- [AIM] Reproduce the material word for word; the images stay out.

==== SUPPLIED MATERIAL ====

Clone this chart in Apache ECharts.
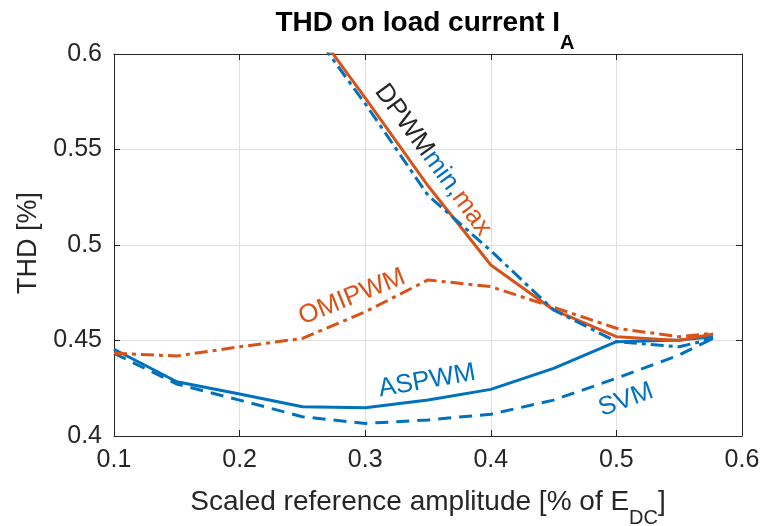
<!DOCTYPE html>
<html>
<head>
<meta charset="utf-8">
<script src="https://cdn.jsdelivr.net/npm/echarts@6/dist/echarts.min.js"></script>
<style>
html,body{margin:0;padding:0;background:#fff;}
#chart{width:764px;height:526px;}
</style>
</head>
<body>
<div id="chart"></div>
<script>
// ---- data ----
const xValues = [0.1, 0.15, 0.2, 0.25, 0.3, 0.35, 0.4, 0.45, 0.5, 0.55, 0.577];
const dpwmMax = [0.78, 0.725, 0.672, 0.622, 0.577, 0.531, 0.4895, 0.466, 0.452, 0.450, 0.4534];
const dpwmMin = [0.77, 0.718, 0.666, 0.619, 0.574, 0.526, 0.497, 0.466, 0.4494, 0.4467, 0.451];
const omipwm  = [0.4433, 0.4419, 0.4467, 0.4511, 0.465, 0.4817, 0.4782, 0.4674, 0.4564, 0.452, 0.4538];
const aspwm   = [0.4454, 0.4284, 0.422, 0.4153, 0.4148, 0.4188, 0.4244, 0.4354, 0.4494, 0.4503, 0.452];
const svm     = [0.4433, 0.4272, 0.4188, 0.4101, 0.4066, 0.4084, 0.4114, 0.4188, 0.4302, 0.4424, 0.4511];
const xTickLabels = ['0.1', '0.2', '0.3', '0.4', '0.5', '0.6'];
const yTickLabels = ['0.4', '0.45', '0.5', '0.55', '0.6'];

const BLUE = '#0072BD', ORANGE = '#D95319', INK = '#262626';
const FONT = '"Liberation Sans", Arial, Helvetica, sans-serif';
const pairs = arr => xValues.map((x, i) => [x, arr[i]]);
const xFmt = v => { const i = Math.round((v - 0.1) / 0.1); return xTickLabels[i] !== undefined ? xTickLabels[i] : ''; };
const yFmt = v => { const i = Math.round((v - 0.4) / 0.05); return yTickLabels[i] !== undefined ? yTickLabels[i] : ''; };

const chart = echarts.init(document.getElementById('chart'), null, {renderer: 'canvas'});
const deg = d => d * Math.PI / 180;
function rs(size, color, bold, extra) {
  return Object.assign({fontSize: size, fontFamily: FONT, fontWeight: bold ? 'bold' : 'normal', fill: color, color: color}, extra || {});
}
function label(x, y, angle, text, rich, size) {
  return {
    type: 'text', x: x, y: y, rotation: deg(angle), z: 100,
    style: {
      text: text, x: 0, y: 0, rich: rich,
      font: size + 'px ' + FONT, fontSize: size, fontFamily: FONT,
      align: 'center', verticalAlign: 'middle',
      textAlign: 'center', textVerticalAlign: 'middle'
    }
  };
}

const option = {
  backgroundColor: '#fff',
  animation: false,
  grid: {left: 114, right: 22, top: 54, bottom: 90, containLabel: false},
  xAxis: [{
    type: 'value', min: 0.1, max: 0.6, interval: 0.1, position: 'bottom',
    axisLine: {show: true, onZero: false, lineStyle: {color: INK, width: 1}},
    axisTick: {show: true, inside: true, length: 6, lineStyle: {color: INK}},
    axisLabel: {show: true, color: INK, fontSize: 25, fontFamily: FONT, margin: 12, formatter: xFmt},
    splitLine: {show: true, lineStyle: {color: '#dfdfdf', width: 1}}
  }, {
    type: 'value', min: 0.1, max: 0.6, interval: 0.1, position: 'top',
    axisLine: {show: true, onZero: false, lineStyle: {color: INK, width: 1}},
    axisTick: {show: true, inside: true, length: 6, lineStyle: {color: INK}},
    axisLabel: {show: false}, splitLine: {show: false}
  }],
  yAxis: [{
    type: 'value', min: 0.4, max: 0.6, interval: 0.05, position: 'left',
    axisLine: {show: true, onZero: false, lineStyle: {color: INK, width: 1}},
    axisTick: {show: true, inside: true, length: 6, lineStyle: {color: INK}},
    axisLabel: {show: true, color: INK, fontSize: 25, fontFamily: FONT, margin: 12, formatter: yFmt},
    splitLine: {show: true, lineStyle: {color: '#dfdfdf', width: 1}}
  }, {
    type: 'value', min: 0.4, max: 0.6, interval: 0.05, position: 'right',
    axisLine: {show: true, onZero: false, lineStyle: {color: INK, width: 1}},
    axisTick: {show: true, inside: true, length: 6, lineStyle: {color: INK}},
    axisLabel: {show: false}, splitLine: {show: false}
  }],
  series: [
    {name: 'SVM', type: 'line', data: pairs(svm), symbol: 'none', clip: true,
     lineStyle: {color: BLUE, width: 3, type: [13, 8]}},
    {name: 'ASPWM', type: 'line', data: pairs(aspwm), symbol: 'none', clip: true,
     lineStyle: {color: BLUE, width: 3, type: 'solid'}},
    {name: 'OMIPWM', type: 'line', data: pairs(omipwm), symbol: 'none', clip: true,
     lineStyle: {color: ORANGE, width: 3, type: [13, 5, 4, 5]}},
    {name: 'DPWMmax', type: 'line', data: pairs(dpwmMax), symbol: 'none', clip: true,
     lineStyle: {color: ORANGE, width: 3, type: 'solid'}},
    {name: 'DPWMmin', type: 'line', data: pairs(dpwmMin), symbol: 'none', clip: true,
     lineStyle: {color: BLUE, width: 3, type: [13, 5, 4, 5]}}
  ],
  graphic: [
    // title
    label(425, 23, 0, '{m|THD on load current I}{s|A}', {
      m: rs(28, '#000', true),
      s: rs(20, '#000', true, {padding: [40, 0, 0, 0]})
    }, 28),
    // x axis name
    label(428, 502, 0, '{m|Scaled reference amplitude [% of E}{s|DC}{m|]}', {
      m: rs(28, INK, false),
      s: rs(20, INK, false, {padding: [32, 0, 0, 0]})
    }, 28),
    // y axis name
    label(29, 243, 90, '{m|THD [%]}', {m: rs(27, INK, false)}, 27),
    // inline labels
    label(433, 160, -54, '{k|DPWM}{b|min,}{o|max}', {
      k: rs(26, INK, false),
      b: rs(26, BLUE, false),
      o: rs(26, ORANGE, false)
    }, 26),
    label(352, 297, 22, '{o|OMIPWM}', {o: rs(26, ORANGE, false)}, 26),
    label(427, 381, 10, '{b|ASPWM}', {b: rs(26, BLUE, false)}, 26),
    label(626, 400, 20, '{b|SVM}', {b: rs(26, BLUE, false)}, 26)
  ]
};
chart.setOption(option);
</script>
</body>
</html>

====

- [ANSWER TO THIS PROBLEM]
Clone this chart in Apache ECharts.
<!DOCTYPE html>
<html>
<head>
<meta charset="utf-8">
<script src="https://cdn.jsdelivr.net/npm/echarts@6/dist/echarts.min.js"></script>
<style>
html,body{margin:0;padding:0;background:#fff;}
#chart{width:764px;height:526px;}
</style>
</head>
<body>
<div id="chart"></div>
<script>
// ---- data ----
const xValues = [0.1, 0.15, 0.2, 0.25, 0.3, 0.35, 0.4, 0.45, 0.5, 0.55, 0.577];
const dpwmMax = [0.78, 0.725, 0.672, 0.622, 0.577, 0.531, 0.4895, 0.466, 0.452, 0.450, 0.4534];
const dpwmMin = [0.77, 0.718, 0.666, 0.619, 0.574, 0.526, 0.497, 0.466, 0.4494, 0.4467, 0.451];
const omipwm  = [0.4433, 0.4419, 0.4467, 0.4511, 0.465, 0.4817, 0.4782, 0.4674, 0.4564, 0.452, 0.4538];
const aspwm   = [0.4454, 0.4284, 0.422, 0.4153, 0.4148, 0.4188, 0.4244, 0.4354, 0.4494, 0.4503, 0.452];
const svm     = [0.4433, 0.4272, 0.4188, 0.4101, 0.4066, 0.4084, 0.4114, 0.4188, 0.4302, 0.4424, 0.4511];
const xTickLabels = ['0.1', '0.2', '0.3', '0.4', '0.5', '0.6'];
const yTickLabels = ['0.4', '0.45', '0.5', '0.55', '0.6'];

const BLUE = '#0072BD', ORANGE = '#D95319', INK = '#262626';
const FONT = '"Liberation Sans", Arial, Helvetica, sans-serif';
const pairs = arr => xValues.map((x, i) => [x, arr[i]]);
const xFmt = v => { const i = Math.round((v - 0.1) / 0.1); return xTickLabels[i] !== undefined ? xTickLabels[i] : ''; };
const yFmt = v => { const i = Math.round((v - 0.4) / 0.05); return yTickLabels[i] !== undefined ? yTickLabels[i] : ''; };

const chart = echarts.init(document.getElementById('chart'), null, {renderer: 'canvas'});
const deg = d => d * Math.PI / 180;
function rs(size, color, bold, extra) {
  return Object.assign({fontSize: size, fontFamily: FONT, fontWeight: bold ? 'bold' : 'normal', fill: color, color: color}, extra || {});
}
function label(x, y, angle, text, rich, size) {
  return {
    type: 'text', x: x, y: y, rotation: deg(angle), z: 100,
    style: {
      text: text, x: 0, y: 0, rich: rich,
      font: size + 'px ' + FONT, fontSize: size, fontFamily: FONT,
      align: 'center', verticalAlign: 'middle',
      textAlign: 'center', textVerticalAlign: 'middle'
    }
  };
}

const option = {
  backgroundColor: '#fff',
  animation: false,
  grid: {left: 114, right: 22, top: 54, bottom: 90, containLabel: false},
  xAxis: [{
    type: 'value', min: 0.1, max: 0.6, interval: 0.1, position: 'bottom',
    axisLine: {show: true, onZero: false, lineStyle: {color: INK, width: 1}},
    axisTick: {show: true, inside: true, length: 6, lineStyle: {color: INK}},
    axisLabel: {show: true, color: INK, fontSize: 25, fontFamily: FONT, margin: 12, formatter: xFmt},
    splitLine: {show: true, lineStyle: {color: '#dfdfdf', width: 1}}
  }, {
    type: 'value', min: 0.1, max: 0.6, interval: 0.1, position: 'top',
    axisLine: {show: true, onZero: false, lineStyle: {color: INK, width: 1}},
    axisTick: {show: true, inside: true, length: 6, lineStyle: {color: INK}},
    axisLabel: {show: false}, splitLine: {show: false}
  }],
  yAxis: [{
    type: 'value', min: 0.4, max: 0.6, interval: 0.05, position: 'left',
    axisLine: {show: true, onZero: false, lineStyle: {color: INK, width: 1}},
    axisTick: {show: true, inside: true, length: 6, lineStyle: {color: INK}},
    axisLabel: {show: true, color: INK, fontSize: 25, fontFamily: FONT, margin: 12, formatter: yFmt},
    splitLine: {show: true, lineStyle: {color: '#dfdfdf', width: 1}}
  }, {
    type: 'value', min: 0.4, max: 0.6, interval: 0.05, position: 'right',
    axisLine: {show: true, onZero: false, lineStyle: {color: INK, width: 1}},
    axisTick: {show: true, inside: true, length: 6, lineStyle: {color: INK}},
    axisLabel: {show: false}, splitLine: {show: false}
  }],
  series: [
    {name: 'SVM', type: 'line', data: pairs(svm), symbol: 'none', clip: true,
     lineStyle: {color: BLUE, width: 3, type: [13, 8]}},
    {name: 'ASPWM', type: 'line', data: pairs(aspwm), symbol: 'none', clip: true,
     lineStyle: {color: BLUE, width: 3, type: 'solid'}},
    {name: 'OMIPWM', type: 'line', data: pairs(omipwm), symbol: 'none', clip: true,
     lineStyle: {color: ORANGE, width: 3, type: [13, 5, 4, 5]}},
    {name: 'DPWMmax', type: 'line', data: pairs(dpwmMax), symbol: 'none', clip: true,
     lineStyle: {color: ORANGE, width: 3, type: 'solid'}},
    {name: 'DPWMmin', type: 'line', data: pairs(dpwmMin), symbol: 'none', clip: true,
     lineStyle: {color: BLUE, width: 3, type: [13, 5, 4, 5]}}
  ],
  graphic: [
    // title
    label(425, 23, 0, '{m|THD on load current I}{s|A}', {
      m: rs(28, '#000', true),
      s: rs(20, '#000', true, {padding: [40, 0, 0, 0]})
    }, 28),
    // x axis name
    label(428, 502, 0, '{m|Scaled reference amplitude [% of E}{s|DC}{m|]}', {
      m: rs(28, INK, false),
      s: rs(20, INK, false, {padding: [32, 0, 0, 0]})
    }, 28),
    // y axis name
    label(29, 243, 90, '{m|THD [%]}', {m: rs(27, INK, false)}, 27),
    // inline labels
    label(433, 160, -54, '{k|DPWM}{b|min,}{o|max}', {
      k: rs(26, INK, false),
      b: rs(26, BLUE, false),
      o: rs(26, ORANGE, false)
    }, 26),
    label(352, 297, 22, '{o|OMIPWM}', {o: rs(26, ORANGE, false)}, 26),
    label(427, 381, 10, '{b|ASPWM}', {b: rs(26, BLUE, false)}, 26),
    label(626, 400, 20, '{b|SVM}', {b: rs(26, BLUE, false)}, 26)
  ]
};
chart.setOption(option);
</script>
</body>
</html>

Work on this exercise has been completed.